Да, Нина Стемме – это было стопроцентное попадание в образ: сильная, волевая, зрелая женщина. Образ Катерины ведь можно очень по-разному трактовать.

— Вот тут-то Кригенбург и проявил свое видение образа: Катерина у него сильнее всех мужчин, именно она – инициатор событий, она бунтует, она решает свою судьбу сама. Мне вообще, честно говоря, везет на хороших режиссеров. Я работал с Мартином Кушеем на постановке «Леди Макбет» в Амстердаме. И с Херхаймом – боже мой, какой он талантливый! Иногда даже приходилось его притормаживать, говорить: «Стефан, успокойся, это уже too much».
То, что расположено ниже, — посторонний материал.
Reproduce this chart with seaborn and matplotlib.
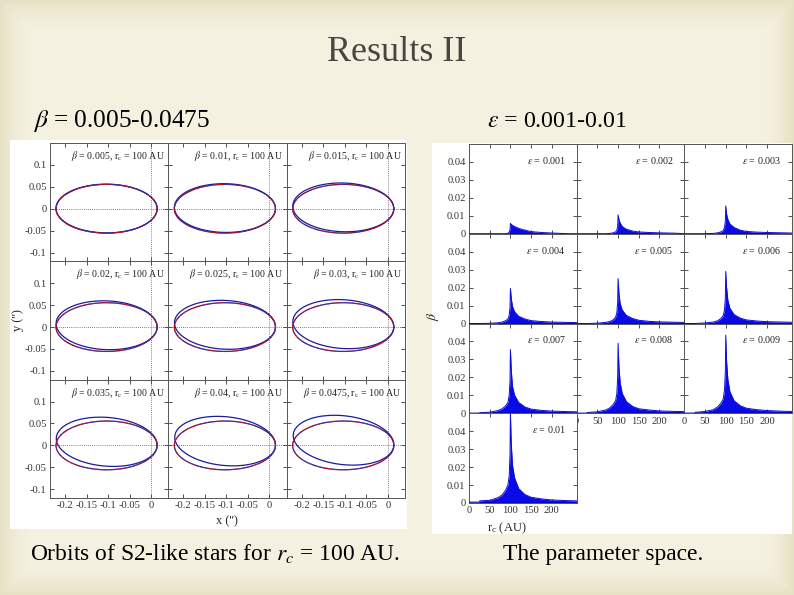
import numpy as np
import pandas as pd
import matplotlib
matplotlib.use("Agg")
import matplotlib.pyplot as plt
import seaborn as sns

sns.set_theme(style="ticks")
plt.rcParams["font.family"] = ["Liberation Serif", "DejaVu Serif"]
plt.rcParams["mathtext.fontset"] = "stix"

# ---------------- data ----------------
TITLE = "Results II"
LEFT_SUB = r"$\beta$ = 0.005-0.0475"
RIGHT_SUB = r"$\varepsilon$ = 0.001-0.01"
LEFT_CAP = r"Orbits of S2-like stars for $r_c$ = 100 AU."
RIGHT_CAP = "The parameter space."

# orbit panels (beta values and read-off precession of the 2nd revolution, rad)
BETA_LABELS = ["0.005", "0.01", "0.015", "0.02", "0.025", "0.03", "0.035", "0.04", "0.0475"]
PRECESSION = [0.005, 0.015, 0.03, 0.04, 0.05, 0.065, 0.08, 0.095, 0.115]
PERI_X = 0.014      # arcsec, pericentre
APO_X = 0.221       # arcsec, apocentre
ORB_XTICKS = [-0.2, -0.15, -0.1, -0.05, 0]
ORB_XLABELS = ["-0.2", "-0.15", "-0.1", "-0.05", "0"]
ORB_YTICKS = [-0.1, -0.05, 0, 0.05, 0.1]
ORB_YLABELS = ["-0.1", "-0.05", "0", "0.05", "0.1"]

# parameter space panels
EPS_LABELS = ["0.001", "0.002", "0.003", "0.004", "0.005",
              "0.006", "0.007", "0.008", "0.009", "0.01"]
RC = [0, 25, 26, 50, 70, 80, 88, 94, 97, 99, 100, 102, 105, 110, 120, 135, 150, 175, 200, 240, 260]
B_E001 = [0, 0, 0, 0, 0, 0, 0, 0.0003, 0.0008, 0.002, 0.0057, 0.0052, 0.0047, 0.004, 0.003, 0.002, 0.0012, 0.0007, 0.0004, 0, 0]
B_E002 = [0, 0, 0, 0, 0, 0.0002, 0.0005, 0.001, 0.002, 0.004, 0.0105, 0.008, 0.006, 0.004, 0.0025, 0.0015, 0.001, 0.0007, 0.0005, 0.0003, 0]
B_E003 = [0, 0, 0, 0, 0.0002, 0.0005, 0.001, 0.0018, 0.0035, 0.007, 0.0155, 0.011, 0.008, 0.0055, 0.0035, 0.002, 0.0013, 0.0009, 0.0007, 0.0005, 0.0004]
B_E004 = [0, 0, 0, 0.0001, 0.0004, 0.0008, 0.0015, 0.0025, 0.0045, 0.009, 0.0195, 0.014, 0.0095, 0.0065, 0.004, 0.0025, 0.0016, 0.0011, 0.0008, 0.0006, 0.0005]
B_E005 = [0, 0, 0, 0.0002, 0.0006, 0.0011, 0.002, 0.0035, 0.006, 0.012, 0.025, 0.017, 0.011, 0.0075, 0.0045, 0.0028, 0.0018, 0.0012, 0.0009, 0.0007, 0.0006]
B_E006 = [0, 0, 0, 0.0003, 0.0008, 0.0015, 0.0027, 0.0045, 0.0075, 0.014, 0.029, 0.02, 0.013, 0.0085, 0.005, 0.003, 0.002, 0.0014, 0.001, 0.0008, 0.0007]
B_E007 = [0, 0, 0.0003, 0.0006, 0.0015, 0.0025, 0.004, 0.006, 0.01, 0.018, 0.0355, 0.024, 0.015, 0.01, 0.006, 0.0035, 0.0023, 0.0016, 0.0012, 0.0009, 0.0008]
B_E008 = [0, 0, 0.0004, 0.0008, 0.0018, 0.003, 0.0048, 0.007, 0.011, 0.02, 0.039, 0.026, 0.017, 0.011, 0.0065, 0.0038, 0.0025, 0.0018, 0.0013, 0.001, 0.0009]
B_E009 = [0, 0, 0.0005, 0.001, 0.002, 0.0035, 0.0055, 0.008, 0.013, 0.023, 0.0435, 0.029, 0.019, 0.012, 0.007, 0.0042, 0.0028, 0.002, 0.0015, 0.0011, 0.001]
B_E010 = [0.0005, 0.0005, 0.0012, 0.0015, 0.003, 0.0045, 0.007, 0.01, 0.015, 0.027, 0.0495, 0.033, 0.021, 0.014, 0.008, 0.0047, 0.0032, 0.0023, 0.0017, 0.0013, 0.0012]
BETA_MAX = [B_E001, B_E002, B_E003, B_E004, B_E005, B_E006, B_E007, B_E008, B_E009, B_E010]
PS_XTICKS = [0, 50, 100, 150, 200]
PS_YTICKS = [0, 0.01, 0.02, 0.03, 0.04]
PS_YLABELS = ["0", "0.01", "0.02", "0.03", "0.04"]

# ---------------- figure ----------------
W, H = 794, 595
fig = plt.figure(figsize=(W / 100, H / 100), dpi=100)


def px_axes(x0, y0, x1, y1, **kw):
    return fig.add_axes([x0 / W, 1 - y1 / H, (x1 - x0) / W, (y1 - y0) / H], **kw)


# background (slide texture)
bg = px_axes(0, 0, W, H, zorder=-10)
yy, xx = np.mgrid[0:H, 0:W]
d = np.minimum.reduce([xx, W - 1 - xx, yy, H - 1 - yy]).astype(float)
edge = np.clip(1 - d / 34.0, 0, 1) ** 1.6
base = np.array([0.962, 0.949, 0.885])
dark = np.array([0.905, 0.88, 0.77])
img = base[None, None, :] * (1 - edge[..., None]) + dark[None, None, :] * edge[..., None]
bg.imshow(img, aspect="auto", extent=[0, W, H, 0])
bg.set_axis_off()

# white image boxes
for (x0, y0, x1, y1) in [(10, 140, 407, 529), (432, 143, 792, 534)]:
    wb = px_axes(x0, y0, x1, y1, zorder=-5)
    wb.set_facecolor("white"); wb.set_xticks([]); wb.set_yticks([])
    for s in wb.spines.values():
        s.set_visible(False)

# texts
fig.text(397 / W, 1 - 61 / H, TITLE, ha="center", va="baseline", fontsize=26, color="#4a4540")
fig.text(33 / W, 1 - 127 / H, LEFT_SUB, ha="left", va="baseline", fontsize=18.3, color="black")
fig.text(487 / W, 1 - 127 / H, RIGHT_SUB, ha="left", va="baseline", fontsize=17.2, color="black")
fig.text(30 / W, 1 - 560 / H, LEFT_CAP, ha="left", va="baseline", fontsize=16.9, color="black")
fig.text(503 / W, 1 - 560 / H, RIGHT_CAP, ha="left", va="baseline", fontsize=16.9, color="black")


def style_axes(ax):
    ax.tick_params(direction="in", length=3, width=0.6, top=True, right=True,
                   labelsize=7.6, pad=2.5, colors="#333")
    for s in ax.spines.values():
        s.set_color("#555")
        s.set_linewidth(0.7)
    ax.set_facecolor("white")
    ax.grid(False)


def orbit_frame(omega):
    a = (PERI_X + APO_X) / 2
    e = (APO_X - PERI_X) / (APO_X + PERI_X)
    p = a * (1 - e ** 2)
    phi = np.linspace(0, 2 * np.pi, 500)
    r = p / (1 + e * np.cos(phi - omega))
    return r * np.cos(phi), r * np.sin(phi)


# orbit grid
OL, OR, OT, OB = 50, 405, 143, 498
cw = (OR - OL) / 3
rh = (OB - OT) / 3
for i, (lbl, prec) in enumerate(zip(BETA_LABELS, PRECESSION)):
    r_, c_ = divmod(i, 3)
    ax = px_axes(OL + c_ * cw, OT + r_ * rh, OL + (c_ + 1) * cw, OT + (r_ + 1) * rh)
    style_axes(ax)
    ax.axhline(0, color="#555", ls=(0, (1, 1.5)), lw=0.6, zorder=1)
    ax.axvline(0, color="#555", ls=(0, (1, 1.5)), lw=0.6, zorder=1)
    xk, yk = orbit_frame(0.0)
    x2, y2 = orbit_frame(-prec)
    blue = pd.DataFrame({"x": np.concatenate([xk, x2]), "y": np.concatenate([yk, y2]),
                         "rev": ["1"] * len(xk) + ["2"] * len(x2)})
    sns.lineplot(data=blue, x="x", y="y", units="rev", estimator=None, sort=False,
                 color="#1c1c9c", lw=0.9, ax=ax, zorder=3)
    sns.lineplot(x=xk, y=yk, sort=False, estimator=None, color="#e02020",
                 lw=0.8, ls=(0, (1, 1)), ax=ax, zorder=4)
    ax.set_xlim(-0.235, 0.04)
    ax.set_ylim(-0.12, 0.15)
    ax.set_xticks(ORB_XTICKS)
    ax.set_yticks(ORB_YTICKS)
    ax.set_xticklabels(ORB_XLABELS if r_ == 2 else [])
    ax.set_yticklabels(ORB_YLABELS if c_ == 0 else [])
    ax.set_xlabel("")
    ax.set_ylabel("")
    ax.text(0.97, 0.95, r"$\beta$ = " + lbl + r", r$_\mathregular{c}$ = 100 AU",
            transform=ax.transAxes, ha="right", va="top", fontsize=7.1, color="#222")

fig.text(18 / W, 1 - 320 / H, "y ('')", rotation=90, ha="center", va="center", fontsize=9)
fig.text(227 / W, 1 - 521 / H, "x ('')", ha="center", va="center", fontsize=9)

# parameter-space grid
PL, PR, PT = 469, 792, 144
pw = (PR - PL) / 3
ph = 89.75
for i, (lbl, vals) in enumerate(zip(EPS_LABELS, BETA_MAX)):
    r_, c_ = divmod(i, 3)
    ax = px_axes(PL + c_ * pw, PT + r_ * ph, PL + (c_ + 1) * pw, PT + (r_ + 1) * ph)
    style_axes(ax)
    df = pd.DataFrame({"rc": RC, "beta": vals})
    ax.fill_between(df["rc"], 0, df["beta"], color="#0a0ae6", lw=0, zorder=2)
    sns.lineplot(data=df, x="rc", y="beta", color="#0a0ae6", lw=0.7, ax=ax, zorder=3)
    ax.axhline(0, color="black", lw=1.0, zorder=4)
    ax.set_xlim(0, 260)
    ax.set_ylim(0, 0.05)
    ax.set_xticks(PS_XTICKS)
    ax.set_yticks(PS_YTICKS)
    show_x = (r_ == 3) or (r_ == 2 and c_ > 0)
    ax.set_xticklabels([str(t) for t in PS_XTICKS] if show_x else [])
    ax.set_yticklabels(PS_YLABELS if c_ == 0 else [])
    ax.set_xlabel("")
    ax.set_ylabel("")
    ax.text(0.9, 0.88, r"$\varepsilon$ = " + lbl, transform=ax.transAxes,
            ha="right", va="top", fontsize=7.2, color="#222")

fig.text(433 / W, 1 - 316 / H, r"$\beta$", rotation=90, ha="center", va="center", fontsize=10)
fig.text(507 / W, 1 - 528 / H, r"r$_\mathregular{c}$ (AU)", ha="center", va="center", fontsize=9)

fig.savefig("out.png", dpi=100)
Думаю, нам всем повезло с нынешним интендантом Зальцбургского фестиваля Маркусом Хинтерхойзером: сколько удачных дебютов случилось прошедшим летом на фестивале! Хинтерхойзер, можно сказать, подхватил знамя, выпавшее из рук Жерара Мортье, сейчас он продолжает ту политику, которую Мортье пытался проводить 20 лет назад. И сегодня Хинтерхойзер возвращает в Зальцбург тех, кто работал с Мортье, – Питера Селларса, например. Какая жалость, что в Зальцбурге, похоже, до сих пор не до конца осознают, что значила для фестиваля художественная политика Мортье.

— В Зальцбурге всегда так. Хвалят, хвалят, а потом – раз! – и сметают фигуру с доски. И не только в Зальцбурге, в Вене тоже. Я считаю, что из-за этих переживаний заболел Сейджи Озава, да и Клаудио Аббадо тоже. Слава богу, ко мне отношение доброжелательное. И я безумно рад, что Хинтерхойзеру удалось найти хорошего режиссера и хороших солистов на постановку «Пиковой дамы» будущим летом. Так что еще поработаем!